··· GIVEN DATA ···
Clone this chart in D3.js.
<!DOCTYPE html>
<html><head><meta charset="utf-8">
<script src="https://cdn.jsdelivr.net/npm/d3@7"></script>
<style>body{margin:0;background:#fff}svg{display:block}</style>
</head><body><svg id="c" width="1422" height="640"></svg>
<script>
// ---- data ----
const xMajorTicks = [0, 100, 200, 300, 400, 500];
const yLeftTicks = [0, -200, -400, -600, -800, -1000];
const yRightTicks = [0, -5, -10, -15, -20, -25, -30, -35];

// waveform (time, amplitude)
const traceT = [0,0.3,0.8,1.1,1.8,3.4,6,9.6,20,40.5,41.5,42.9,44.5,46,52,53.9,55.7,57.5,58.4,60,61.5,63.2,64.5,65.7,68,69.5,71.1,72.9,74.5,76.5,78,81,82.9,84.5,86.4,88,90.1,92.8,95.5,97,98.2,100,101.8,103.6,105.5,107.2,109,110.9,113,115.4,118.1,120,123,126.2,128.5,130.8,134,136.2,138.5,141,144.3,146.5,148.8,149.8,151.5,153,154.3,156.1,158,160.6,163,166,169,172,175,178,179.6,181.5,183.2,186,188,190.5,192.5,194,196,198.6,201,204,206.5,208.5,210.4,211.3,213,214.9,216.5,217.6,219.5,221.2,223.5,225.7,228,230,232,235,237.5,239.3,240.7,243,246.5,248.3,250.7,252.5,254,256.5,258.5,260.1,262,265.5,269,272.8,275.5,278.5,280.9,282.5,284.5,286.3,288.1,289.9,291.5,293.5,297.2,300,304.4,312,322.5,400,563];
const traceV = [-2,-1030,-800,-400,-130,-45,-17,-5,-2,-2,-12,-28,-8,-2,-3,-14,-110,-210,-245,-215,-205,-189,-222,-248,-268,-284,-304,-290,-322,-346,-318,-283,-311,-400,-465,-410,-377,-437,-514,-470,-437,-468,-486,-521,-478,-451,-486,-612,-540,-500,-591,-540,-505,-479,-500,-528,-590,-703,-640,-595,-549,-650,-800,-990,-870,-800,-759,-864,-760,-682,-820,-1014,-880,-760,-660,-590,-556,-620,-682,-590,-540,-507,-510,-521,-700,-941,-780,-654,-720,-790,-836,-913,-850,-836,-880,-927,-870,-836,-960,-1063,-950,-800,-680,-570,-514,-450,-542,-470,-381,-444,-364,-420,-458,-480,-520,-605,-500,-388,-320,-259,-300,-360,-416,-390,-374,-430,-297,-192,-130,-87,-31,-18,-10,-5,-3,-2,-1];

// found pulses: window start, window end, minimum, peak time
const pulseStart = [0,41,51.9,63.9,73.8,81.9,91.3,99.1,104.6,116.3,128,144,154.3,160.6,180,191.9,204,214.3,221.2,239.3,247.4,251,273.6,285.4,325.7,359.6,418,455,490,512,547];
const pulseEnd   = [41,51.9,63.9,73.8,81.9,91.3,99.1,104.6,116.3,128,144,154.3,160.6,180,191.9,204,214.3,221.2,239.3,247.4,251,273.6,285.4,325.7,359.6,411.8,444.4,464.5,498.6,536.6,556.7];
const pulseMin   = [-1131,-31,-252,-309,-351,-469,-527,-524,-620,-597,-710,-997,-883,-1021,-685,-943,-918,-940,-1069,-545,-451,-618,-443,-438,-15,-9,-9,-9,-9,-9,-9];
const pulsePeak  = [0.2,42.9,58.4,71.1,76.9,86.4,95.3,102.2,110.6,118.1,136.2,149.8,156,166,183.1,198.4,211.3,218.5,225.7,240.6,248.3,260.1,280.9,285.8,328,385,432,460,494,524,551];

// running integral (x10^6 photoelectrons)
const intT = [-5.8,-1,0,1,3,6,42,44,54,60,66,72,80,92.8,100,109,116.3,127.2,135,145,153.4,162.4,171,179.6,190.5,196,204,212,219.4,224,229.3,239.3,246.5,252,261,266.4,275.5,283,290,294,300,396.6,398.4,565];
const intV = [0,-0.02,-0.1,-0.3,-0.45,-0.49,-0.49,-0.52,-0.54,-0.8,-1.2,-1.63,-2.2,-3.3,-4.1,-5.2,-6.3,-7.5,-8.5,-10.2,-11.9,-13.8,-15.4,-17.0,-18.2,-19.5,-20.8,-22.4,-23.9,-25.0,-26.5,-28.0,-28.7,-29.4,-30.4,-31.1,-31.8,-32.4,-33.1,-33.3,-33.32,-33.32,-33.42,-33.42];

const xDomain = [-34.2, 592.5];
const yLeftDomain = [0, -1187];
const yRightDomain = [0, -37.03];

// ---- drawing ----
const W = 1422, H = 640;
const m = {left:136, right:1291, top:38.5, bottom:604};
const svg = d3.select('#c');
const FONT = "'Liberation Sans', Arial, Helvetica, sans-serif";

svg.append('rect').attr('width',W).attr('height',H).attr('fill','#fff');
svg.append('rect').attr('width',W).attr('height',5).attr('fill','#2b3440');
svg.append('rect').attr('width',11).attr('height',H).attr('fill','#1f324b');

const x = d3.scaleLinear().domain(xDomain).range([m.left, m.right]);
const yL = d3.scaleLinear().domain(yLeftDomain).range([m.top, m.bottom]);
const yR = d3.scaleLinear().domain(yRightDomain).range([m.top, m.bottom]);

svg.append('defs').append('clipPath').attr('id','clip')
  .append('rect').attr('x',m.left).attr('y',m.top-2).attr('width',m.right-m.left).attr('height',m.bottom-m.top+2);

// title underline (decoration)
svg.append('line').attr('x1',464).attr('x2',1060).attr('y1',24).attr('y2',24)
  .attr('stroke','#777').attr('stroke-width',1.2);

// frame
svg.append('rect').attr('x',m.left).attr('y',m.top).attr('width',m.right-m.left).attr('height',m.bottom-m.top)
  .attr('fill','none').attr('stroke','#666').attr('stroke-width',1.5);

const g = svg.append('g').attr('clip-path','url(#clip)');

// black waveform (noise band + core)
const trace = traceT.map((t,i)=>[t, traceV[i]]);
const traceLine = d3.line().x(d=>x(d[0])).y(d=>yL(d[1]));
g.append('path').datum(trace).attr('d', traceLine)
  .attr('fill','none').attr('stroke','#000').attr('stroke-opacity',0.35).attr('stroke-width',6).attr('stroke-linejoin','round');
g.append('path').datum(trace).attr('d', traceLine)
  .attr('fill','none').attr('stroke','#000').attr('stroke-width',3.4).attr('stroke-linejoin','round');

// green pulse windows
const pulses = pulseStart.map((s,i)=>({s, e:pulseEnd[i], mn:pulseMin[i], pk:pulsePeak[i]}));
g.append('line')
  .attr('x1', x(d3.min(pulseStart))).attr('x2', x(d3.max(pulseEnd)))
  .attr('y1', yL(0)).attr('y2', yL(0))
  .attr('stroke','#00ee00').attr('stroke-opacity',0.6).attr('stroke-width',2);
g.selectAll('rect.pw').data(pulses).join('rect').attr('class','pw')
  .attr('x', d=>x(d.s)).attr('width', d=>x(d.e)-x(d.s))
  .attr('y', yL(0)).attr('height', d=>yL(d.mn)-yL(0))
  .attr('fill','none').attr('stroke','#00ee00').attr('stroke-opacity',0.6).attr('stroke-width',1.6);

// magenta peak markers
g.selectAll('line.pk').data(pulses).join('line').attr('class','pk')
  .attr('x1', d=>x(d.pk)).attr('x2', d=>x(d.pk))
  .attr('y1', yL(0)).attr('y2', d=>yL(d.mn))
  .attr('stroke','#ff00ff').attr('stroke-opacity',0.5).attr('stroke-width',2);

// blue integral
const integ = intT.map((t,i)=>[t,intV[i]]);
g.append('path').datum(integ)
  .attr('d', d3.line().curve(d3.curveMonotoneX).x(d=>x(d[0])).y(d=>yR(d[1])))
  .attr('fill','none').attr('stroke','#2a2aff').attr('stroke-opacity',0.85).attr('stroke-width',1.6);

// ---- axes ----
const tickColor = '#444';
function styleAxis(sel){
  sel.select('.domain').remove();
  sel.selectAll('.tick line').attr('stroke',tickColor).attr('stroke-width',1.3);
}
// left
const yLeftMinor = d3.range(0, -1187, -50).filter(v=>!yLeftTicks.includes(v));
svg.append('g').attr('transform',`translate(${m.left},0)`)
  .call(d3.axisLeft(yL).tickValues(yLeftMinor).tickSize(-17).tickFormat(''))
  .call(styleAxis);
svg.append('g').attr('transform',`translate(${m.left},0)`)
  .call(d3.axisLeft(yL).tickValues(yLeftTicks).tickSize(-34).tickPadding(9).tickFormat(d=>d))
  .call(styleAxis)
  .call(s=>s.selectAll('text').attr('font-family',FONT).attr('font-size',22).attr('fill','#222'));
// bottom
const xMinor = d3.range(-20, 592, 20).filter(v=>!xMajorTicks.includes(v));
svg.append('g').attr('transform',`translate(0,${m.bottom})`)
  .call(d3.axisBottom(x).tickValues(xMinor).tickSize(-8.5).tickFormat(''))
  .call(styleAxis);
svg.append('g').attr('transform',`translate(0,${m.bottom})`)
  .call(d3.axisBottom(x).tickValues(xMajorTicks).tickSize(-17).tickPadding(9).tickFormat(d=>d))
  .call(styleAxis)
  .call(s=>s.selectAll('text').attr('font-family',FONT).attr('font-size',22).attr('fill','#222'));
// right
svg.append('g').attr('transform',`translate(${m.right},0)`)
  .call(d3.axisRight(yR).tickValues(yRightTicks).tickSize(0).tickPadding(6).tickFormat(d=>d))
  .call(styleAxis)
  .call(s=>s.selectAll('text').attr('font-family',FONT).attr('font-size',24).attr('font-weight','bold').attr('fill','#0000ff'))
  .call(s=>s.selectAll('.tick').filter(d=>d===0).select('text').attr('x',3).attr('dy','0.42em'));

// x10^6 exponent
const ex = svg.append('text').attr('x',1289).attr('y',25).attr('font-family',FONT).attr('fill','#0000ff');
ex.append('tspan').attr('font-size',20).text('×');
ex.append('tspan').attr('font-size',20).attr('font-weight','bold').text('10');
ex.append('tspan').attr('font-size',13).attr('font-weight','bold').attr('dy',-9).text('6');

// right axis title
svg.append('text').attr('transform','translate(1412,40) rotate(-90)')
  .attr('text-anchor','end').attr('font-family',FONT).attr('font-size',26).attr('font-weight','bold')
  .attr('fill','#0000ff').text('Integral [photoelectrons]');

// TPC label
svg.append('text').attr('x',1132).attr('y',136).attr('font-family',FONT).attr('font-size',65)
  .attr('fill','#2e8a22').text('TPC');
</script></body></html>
···
## WHAT IS EXPECTED
Everything from the first line above up to and including the line that contains "const yRightTicks = [0, -5, -10, -15, -20, -25, -30, -35];" should be printed exactly; please print only that.

## COMPLETE OUTPUT
Clone this chart in D3.js.
<!DOCTYPE html>
<html><head><meta charset="utf-8">
<script src="https://cdn.jsdelivr.net/npm/d3@7"></script>
<style>body{margin:0;background:#fff}svg{display:block}</style>
</head><body><svg id="c" width="1422" height="640"></svg>
<script>
// ---- data ----
const xMajorTicks = [0, 100, 200, 300, 400, 500];
const yLeftTicks = [0, -200, -400, -600, -800, -1000];
const yRightTicks = [0, -5, -10, -15, -20, -25, -30, -35];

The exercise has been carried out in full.